Eu e minhas duas décadas

     Hoje eu vou postar um textinho que escrevi na fase mais esquisita da minha vida e vou fazer uns comentários sobre minhas breves duas décadas de existência.

     "Minha estrada é escura, sem cor, sombria, e possui uma única fonte de beleza e vida, uma única rosa, vermelha, iluminada, indescritivelmente bela e perfumada. Acredito ter visto também um arco-íris, uma única vez, consistia numa profusão de cores tão bela quanto efêmera.
     Esse é meu mundo, as únicas poucas coisas que são de fato apreciáveis, ou são cheias de espinhos, ou não passam de uma ilusão.
     E o que tenho nas mãos é solidão e breu, me machuquei nos espinhos e mais ainda ao tentar possuir o que é ilusão. Foi assim que aprendi a apreciar a escuridão que permeia minha estrada. De fato aprendo a apreciar a dor quando ela é inevitável, como o poeta que sempre a procura para dar um perfeito acabamento a seus versos." 19/04/2009

     Tá, eu sei que é meio emo, mas traduz muito bem meu ano de 2009, foram 365 que mudaram totalmente a minha vida.
     Eu fui uma garotinha mimada desde sempre, criada com muita disciplina e valores. Eu achava que era especial e que seria o que quisesse na vida, e assim cresci, cheia de sonhos e de certezas.
     Mas 2009 veio para mudar tudo, não sei explicar muito bem porque, mas aos 17 eu descobri que Murph pode muito bem ter razão. Aos 17 Pelé já era campeão mundial, Radiguet já tinha escrito "Com o diabo no corpo", Renato Russo compôs "Faroeste Caboclo" com essa idade, aquelas chinesinhas da ginástica olímpica são campeãs antes dos 15 e eu não sabia o que fazer da vida. De repente eu descobri que não era especial, 30 anos depois da minha morte ninguém lembraria de mim, eu era o mesmo lixo orgânico que o resto do mundo, sem Nobel, sem Oscar, nada de medalhas, prêmios ou destaques, não iria ganhar um carro da Covest e muito menos ser catedrática da Sorbonne, ou seja, a mesma mediocridade que os demais transeuntes com quem esbarrava todos os dias.
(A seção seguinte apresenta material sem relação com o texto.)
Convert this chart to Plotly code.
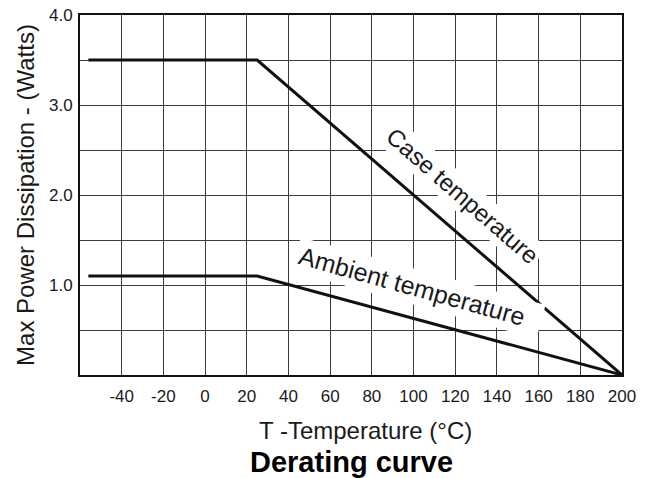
import plotly.graph_objects as go

# Data
case_temp = [-56, 25, 200]
case_power = [3.5, 3.5, 0.0]
amb_temp = [-56, 25, 200]
amb_power = [1.1, 1.1, 0.0]

x_ticks = [-40, -20, 0, 20, 40, 60, 80, 100, 120, 140, 160, 180, 200]
x_ticktext = ["-40", "-20", "0", "20", "40", "60", "80", "100", "120", "140", "160", "180", "200"]
y_ticks = [0.5, 1.0, 1.5, 2.0, 2.5, 3.0, 3.5, 4.0]
y_ticktext = ["", "1.0", "", "2.0", "", "3.0", "", "4.0"]

FONT = "Liberation Sans, Arial, sans-serif"
INK = "#1a1a1a"
GRID = "#3c3c3c"

fig = go.Figure()
fig.add_trace(go.Scatter(x=case_temp, y=case_power, mode="lines",
                         line=dict(color="#111111", width=3), showlegend=False,
                         hoverinfo="skip"))
fig.add_trace(go.Scatter(x=amb_temp, y=amb_power, mode="lines",
                         line=dict(color="#111111", width=3), showlegend=False,
                         hoverinfo="skip"))

fig.add_annotation(x=123.5, y=2.0, xref="x", yref="y", text="Case temperature",
                   textangle=41, showarrow=False, bgcolor="white", borderpad=2,
                   font=dict(family=FONT, size=24, color=INK))
fig.add_annotation(x=102.5, y=0.965, xref="x", yref="y",
                   text="Ambient temperature&nbsp;&nbsp;",
                   textangle=15.5, showarrow=False, bgcolor="white", borderpad=3,
                   font=dict(family=FONT, size=25, color=INK))
# x-axis title (placed as annotation, slightly right of centre as in the reference)
fig.add_annotation(x=0.527, y=-0.155, xref="paper", yref="paper", text="T -Temperature (°C)",
                   showarrow=False, xanchor="center", yanchor="middle",
                   font=dict(family=FONT, size=24, color=INK))
fig.add_annotation(x=0.5, y=-0.242, xref="paper", yref="paper", text="<b>Derating curve</b>",
                   showarrow=False, xanchor="center", yanchor="middle",
                   font=dict(family=FONT, size=29, color="#000000"))

fig.update_xaxes(range=[-60, 200], tickvals=x_ticks, ticktext=x_ticktext, showgrid=True,
                 gridcolor=GRID, gridwidth=1, zeroline=False, showline=True,
                 linecolor="#111111", linewidth=2, mirror=True, ticks="",
                 ticklabelstandoff=5, automargin=False,
                 tickfont=dict(family=FONT, size=17, color=INK))
fig.update_yaxes(range=[0, 4], tickvals=y_ticks, ticktext=y_ticktext, showgrid=True,
                 gridcolor=GRID, gridwidth=1, zeroline=False, showline=True,
                 linecolor="#111111", linewidth=2, mirror=True, ticks="",
                 ticklabelstandoff=2, automargin=False,
                 tickfont=dict(family=FONT, size=17, color=INK),
                 title=dict(text="Max Power Dissipation - (Watts)", standoff=8,
                            font=dict(family=FONT, size=24, color=INK)))

fig.update_layout(width=646, height=478, margin=dict(l=80, r=24, t=15, b=103, autoexpand=False),
                  paper_bgcolor="white", plot_bgcolor="white")

fig.write_html("out.html", config={"displayModeBar": False},
               post_script="document.body.style.margin='0';")
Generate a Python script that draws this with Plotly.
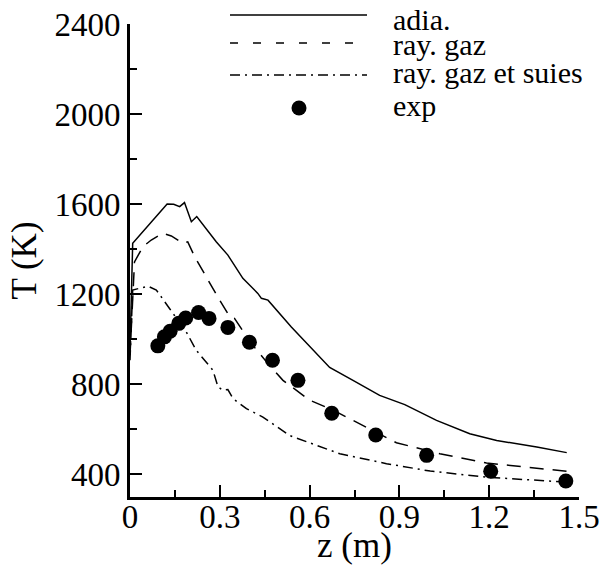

Eu poderia até chegar lá, mas eu não tinha idéia de onde seria o meu lá. 
     E o fato de ser só mais uma me fez descobri o mundo, comecei a fazer coisas que nunca pensei, comecei a me tornar alguém que não conhecia, me escondi dos espelhos. Todos me viam, mas ninguém me vê de onde  eu me vejo. Perdi pessoas que eu amava e só isso me fez entender o sentido do pra sempre, perdi pra sempre e isso me ensinou demais. Eu cansei de ver Deus refratado pelas lentes doentias da religião e parei de repetir essas rezas sem sentido. Cansei de só obedecer ordens vazias, mas continuei obedecendo mesmo cansada.
     Me senti como aqueles seres da caverna de Platão, vendo a luz do sol pela primeira vez, a dor nos olhos e a vontade de fechá-los deu lugar ao costume de ver tudo iluminado, mas não me iludo, se abri os olhos pra alguma coisa deve tê-los fechado para muitas outras.
     E eu descobri o mundo, mas sei que ainda há muita coisa encoberta. Eu descobri que amizades devem ser cultivadas como plantas. Virei a dor ao avesso e não encontrei a felicidade. Acho que liberdade é um conceito que nasceu só pra ser utopia. Descobri como é bom fazer as pazes com alguém, mas bom mesmo é saber que paz também se fala no plural. Sei que vou errar hoje, amanhã e depois, e que isso é absolutamente normal. Perdi grande parte da minha capacidade de acreditar, mas o ceticismo ainda não é pecado, acreditar demais também não é tão bom assim.
     E sigo aprendendo e respirando meu próprio gás carbônico. Não me machuco mais nos espinhos, pois aprendi que a beleza da minha rosa é só pra ser apreciada, não preciso tê-la só para mim. O arco-íris, sei que vai sumir dentro de alguns instantes, mas isso não me impede de contemplá-lo enquanto ainda está lá.
     Lá se foram 20 aninhos e ainda tenho muito o que aprender. Não tive prêmios? E quanto aos sorrisos sinceros que já suscitei? Quanto aos abraços acalentadores que dei e recebi reciprocamente? Troquei os sonhos por objetivos mas sempre terei algo pelo que lutar. Não preciso saber pra onde vou, só não posso parar de andar.

     Um pouco introspectivo né? Eu e minha auto-depreciação, mas é assim mesmo. Só não ficou bom pq enquanto eu escrevia meu pai e meu irmão, ambos chatos, estavam resolvendo questões matemáticas e discutindo-as bem alto aqui do meu lado.